Is this with using job queueing? Or is the markdown filtering of that one node taking >240 seconds? It's strange then that saving the node works, but doing the same filtering during cron would take so much longer...

hass’s picture

Yes, job_queue executes this task. Since I have enabled markdown - viewing the node is sometimes not possible or rendering takes minutes. I thought this is an easy patch, but this seems not the case :-(.

wimh’s picture

Since I have enabled markdown - viewing the node is sometimes not possible or rendering takes minutes.
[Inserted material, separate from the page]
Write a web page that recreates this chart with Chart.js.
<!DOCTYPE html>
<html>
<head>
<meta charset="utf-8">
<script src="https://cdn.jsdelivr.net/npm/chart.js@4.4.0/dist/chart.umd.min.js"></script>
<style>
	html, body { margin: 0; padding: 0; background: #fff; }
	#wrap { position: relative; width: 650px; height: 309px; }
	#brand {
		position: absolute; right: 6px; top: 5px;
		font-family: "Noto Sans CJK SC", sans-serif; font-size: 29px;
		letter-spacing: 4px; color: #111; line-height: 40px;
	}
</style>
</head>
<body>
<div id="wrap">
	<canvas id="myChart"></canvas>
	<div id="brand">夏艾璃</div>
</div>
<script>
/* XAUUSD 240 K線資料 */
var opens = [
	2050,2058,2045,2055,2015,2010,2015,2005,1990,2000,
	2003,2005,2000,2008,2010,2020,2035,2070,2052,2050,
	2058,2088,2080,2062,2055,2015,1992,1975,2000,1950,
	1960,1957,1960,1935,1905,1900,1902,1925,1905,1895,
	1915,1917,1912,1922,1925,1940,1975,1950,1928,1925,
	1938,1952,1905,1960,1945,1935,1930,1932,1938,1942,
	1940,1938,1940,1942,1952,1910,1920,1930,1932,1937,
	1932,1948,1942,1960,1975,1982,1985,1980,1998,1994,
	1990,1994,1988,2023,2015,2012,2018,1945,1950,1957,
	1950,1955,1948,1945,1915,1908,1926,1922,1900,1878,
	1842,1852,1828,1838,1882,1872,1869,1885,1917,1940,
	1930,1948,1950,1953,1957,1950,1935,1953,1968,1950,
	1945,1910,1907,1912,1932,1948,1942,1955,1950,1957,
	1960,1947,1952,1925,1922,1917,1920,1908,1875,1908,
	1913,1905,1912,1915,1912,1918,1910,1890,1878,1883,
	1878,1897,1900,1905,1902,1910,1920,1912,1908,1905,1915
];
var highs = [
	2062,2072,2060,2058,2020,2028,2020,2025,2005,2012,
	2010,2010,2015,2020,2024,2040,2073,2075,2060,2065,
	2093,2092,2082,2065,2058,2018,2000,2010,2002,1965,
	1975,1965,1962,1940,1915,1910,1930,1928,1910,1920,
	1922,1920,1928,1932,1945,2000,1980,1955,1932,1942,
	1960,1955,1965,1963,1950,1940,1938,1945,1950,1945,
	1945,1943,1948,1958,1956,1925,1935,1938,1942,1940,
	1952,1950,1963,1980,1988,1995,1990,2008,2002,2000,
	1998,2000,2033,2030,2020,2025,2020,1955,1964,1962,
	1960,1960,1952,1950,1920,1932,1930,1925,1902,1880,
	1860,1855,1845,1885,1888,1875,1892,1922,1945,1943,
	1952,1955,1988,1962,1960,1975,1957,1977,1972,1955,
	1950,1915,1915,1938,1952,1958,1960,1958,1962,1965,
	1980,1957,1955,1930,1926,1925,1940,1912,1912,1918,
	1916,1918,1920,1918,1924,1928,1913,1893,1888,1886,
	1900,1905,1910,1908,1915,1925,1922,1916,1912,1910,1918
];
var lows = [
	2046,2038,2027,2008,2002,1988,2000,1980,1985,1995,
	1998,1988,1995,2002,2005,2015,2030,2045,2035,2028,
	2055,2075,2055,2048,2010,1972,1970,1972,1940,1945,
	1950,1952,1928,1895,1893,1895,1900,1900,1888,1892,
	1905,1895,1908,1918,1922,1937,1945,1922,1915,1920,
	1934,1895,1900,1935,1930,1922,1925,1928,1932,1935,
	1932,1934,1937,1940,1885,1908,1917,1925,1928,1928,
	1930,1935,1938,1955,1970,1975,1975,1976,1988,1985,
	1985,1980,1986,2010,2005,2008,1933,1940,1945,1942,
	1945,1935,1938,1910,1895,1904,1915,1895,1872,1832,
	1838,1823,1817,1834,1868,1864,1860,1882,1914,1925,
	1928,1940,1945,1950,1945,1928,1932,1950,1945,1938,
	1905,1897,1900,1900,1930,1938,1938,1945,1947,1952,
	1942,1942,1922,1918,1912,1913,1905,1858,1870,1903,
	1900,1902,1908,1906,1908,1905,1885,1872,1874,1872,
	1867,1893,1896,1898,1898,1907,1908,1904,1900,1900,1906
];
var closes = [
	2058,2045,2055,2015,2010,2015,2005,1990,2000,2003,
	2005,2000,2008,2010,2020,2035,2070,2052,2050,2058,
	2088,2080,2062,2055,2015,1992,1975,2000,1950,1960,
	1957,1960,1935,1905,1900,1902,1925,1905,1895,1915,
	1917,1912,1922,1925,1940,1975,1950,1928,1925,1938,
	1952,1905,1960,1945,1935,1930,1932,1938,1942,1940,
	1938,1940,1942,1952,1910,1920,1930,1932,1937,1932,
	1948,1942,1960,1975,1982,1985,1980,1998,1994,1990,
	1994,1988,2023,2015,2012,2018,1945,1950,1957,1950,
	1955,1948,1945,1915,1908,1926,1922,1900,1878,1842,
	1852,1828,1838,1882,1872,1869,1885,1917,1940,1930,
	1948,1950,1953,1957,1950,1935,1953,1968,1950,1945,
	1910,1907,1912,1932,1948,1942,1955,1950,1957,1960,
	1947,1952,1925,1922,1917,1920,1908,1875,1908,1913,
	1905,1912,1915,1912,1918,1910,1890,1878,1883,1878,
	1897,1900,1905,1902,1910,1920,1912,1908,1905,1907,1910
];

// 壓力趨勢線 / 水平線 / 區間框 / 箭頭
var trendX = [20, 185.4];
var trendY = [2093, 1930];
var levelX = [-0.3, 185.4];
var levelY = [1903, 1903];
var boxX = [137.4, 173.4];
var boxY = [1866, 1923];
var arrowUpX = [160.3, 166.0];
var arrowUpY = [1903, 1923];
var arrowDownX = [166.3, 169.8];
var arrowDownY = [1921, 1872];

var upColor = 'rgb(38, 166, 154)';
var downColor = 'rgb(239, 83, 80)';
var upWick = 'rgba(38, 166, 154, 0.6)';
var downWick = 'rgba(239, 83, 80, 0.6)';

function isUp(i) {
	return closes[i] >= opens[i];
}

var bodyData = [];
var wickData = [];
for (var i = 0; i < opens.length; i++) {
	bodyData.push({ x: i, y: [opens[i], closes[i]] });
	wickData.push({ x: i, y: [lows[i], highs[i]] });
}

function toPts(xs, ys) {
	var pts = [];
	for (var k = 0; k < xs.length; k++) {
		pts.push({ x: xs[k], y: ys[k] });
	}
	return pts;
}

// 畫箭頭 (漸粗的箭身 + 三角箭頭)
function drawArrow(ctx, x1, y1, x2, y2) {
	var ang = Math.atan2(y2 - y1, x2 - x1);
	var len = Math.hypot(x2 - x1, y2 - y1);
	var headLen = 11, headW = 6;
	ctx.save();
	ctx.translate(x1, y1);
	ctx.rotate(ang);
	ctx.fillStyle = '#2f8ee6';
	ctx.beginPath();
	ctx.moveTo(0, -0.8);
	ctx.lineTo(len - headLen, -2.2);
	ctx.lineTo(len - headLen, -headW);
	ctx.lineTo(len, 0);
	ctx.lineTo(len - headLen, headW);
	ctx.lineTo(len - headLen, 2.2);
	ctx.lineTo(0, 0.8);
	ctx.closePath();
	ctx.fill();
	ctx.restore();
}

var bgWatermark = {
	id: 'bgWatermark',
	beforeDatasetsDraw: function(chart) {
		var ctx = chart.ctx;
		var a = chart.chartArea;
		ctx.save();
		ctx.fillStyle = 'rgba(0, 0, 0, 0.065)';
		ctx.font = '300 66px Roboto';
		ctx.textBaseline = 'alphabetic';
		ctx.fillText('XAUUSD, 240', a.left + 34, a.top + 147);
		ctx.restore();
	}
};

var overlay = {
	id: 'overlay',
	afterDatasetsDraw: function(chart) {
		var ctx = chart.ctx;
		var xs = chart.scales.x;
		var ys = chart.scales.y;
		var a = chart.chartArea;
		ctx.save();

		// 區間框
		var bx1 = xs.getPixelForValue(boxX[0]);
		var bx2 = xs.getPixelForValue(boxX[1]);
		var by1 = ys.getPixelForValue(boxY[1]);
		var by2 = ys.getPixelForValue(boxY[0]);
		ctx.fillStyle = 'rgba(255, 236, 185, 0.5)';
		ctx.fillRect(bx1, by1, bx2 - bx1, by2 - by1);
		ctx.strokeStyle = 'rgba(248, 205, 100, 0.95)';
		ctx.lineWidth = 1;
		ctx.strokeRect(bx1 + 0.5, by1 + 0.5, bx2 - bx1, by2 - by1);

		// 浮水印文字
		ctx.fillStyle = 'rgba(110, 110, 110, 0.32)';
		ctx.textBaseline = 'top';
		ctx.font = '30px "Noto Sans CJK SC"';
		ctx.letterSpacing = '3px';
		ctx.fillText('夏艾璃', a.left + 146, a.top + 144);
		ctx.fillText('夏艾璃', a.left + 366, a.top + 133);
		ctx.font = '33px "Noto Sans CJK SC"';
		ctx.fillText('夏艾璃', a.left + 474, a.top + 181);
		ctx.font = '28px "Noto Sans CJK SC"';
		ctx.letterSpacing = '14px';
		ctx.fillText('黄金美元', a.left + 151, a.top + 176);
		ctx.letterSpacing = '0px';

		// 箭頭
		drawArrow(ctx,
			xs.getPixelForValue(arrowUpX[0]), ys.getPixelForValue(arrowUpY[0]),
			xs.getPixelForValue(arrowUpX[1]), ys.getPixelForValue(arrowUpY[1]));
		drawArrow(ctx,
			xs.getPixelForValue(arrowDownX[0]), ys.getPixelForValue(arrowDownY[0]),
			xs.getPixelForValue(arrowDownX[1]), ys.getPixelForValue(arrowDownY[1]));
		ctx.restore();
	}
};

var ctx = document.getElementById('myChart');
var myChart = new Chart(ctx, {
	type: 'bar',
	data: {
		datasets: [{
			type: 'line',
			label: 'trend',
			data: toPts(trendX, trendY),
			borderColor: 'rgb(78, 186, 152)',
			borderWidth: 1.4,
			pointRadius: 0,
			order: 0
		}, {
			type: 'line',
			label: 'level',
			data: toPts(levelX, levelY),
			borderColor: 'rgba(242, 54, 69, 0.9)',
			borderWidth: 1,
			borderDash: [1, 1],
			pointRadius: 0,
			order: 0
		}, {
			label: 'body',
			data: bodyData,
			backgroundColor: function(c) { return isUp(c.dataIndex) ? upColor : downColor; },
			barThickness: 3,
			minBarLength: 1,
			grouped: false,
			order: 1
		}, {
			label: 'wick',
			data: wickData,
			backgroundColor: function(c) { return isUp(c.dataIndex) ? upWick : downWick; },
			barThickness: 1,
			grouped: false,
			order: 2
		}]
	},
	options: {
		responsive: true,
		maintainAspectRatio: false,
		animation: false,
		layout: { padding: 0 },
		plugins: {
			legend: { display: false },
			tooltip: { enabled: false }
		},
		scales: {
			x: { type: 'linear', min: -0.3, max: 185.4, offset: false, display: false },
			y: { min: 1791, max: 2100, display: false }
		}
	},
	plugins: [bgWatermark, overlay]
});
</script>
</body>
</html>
But that just means your test node is incompatible with the markdown filtering, right? Nodes that have no problems with markdown (i.e. not too complicated or invalid HTML) should also pass Linkchecker's filtering without problems?

hass’s picture

Maybe... but who can say this for sure? I will post a patch and than you can test yourself and we can optimize.

hass’s picture

Status: Active » Needs work
StatusFileSize
new6.42 KB

Patch attached. Still needs work for adding the blacklist and url filter and more testing.

wimh’s picture

It's running on my site now, I had it clear all link data and analyze again, all seems to be working.

hass’s picture

Status: Needs work » Fixed

http://drupal.org/cvs?commit=243012

After thinking back and forth and forth and back again and again and again :-) - I decided to change the logics like core works. Please try latest DEV. I would be happy to hear if all works well.

hass’s picture

wimh’s picture

Thanks! I just installed the latest DEV. There was a problem during the database upgrade, see #532178: Database update #6209 failed. Otherwise, it seems to work fine, I'll keep you posted on how it behaves in the longer run.

hass’s picture

Status: Fixed » Closed (fixed)

Automatically closed -- issue fixed for 2 weeks with no activity.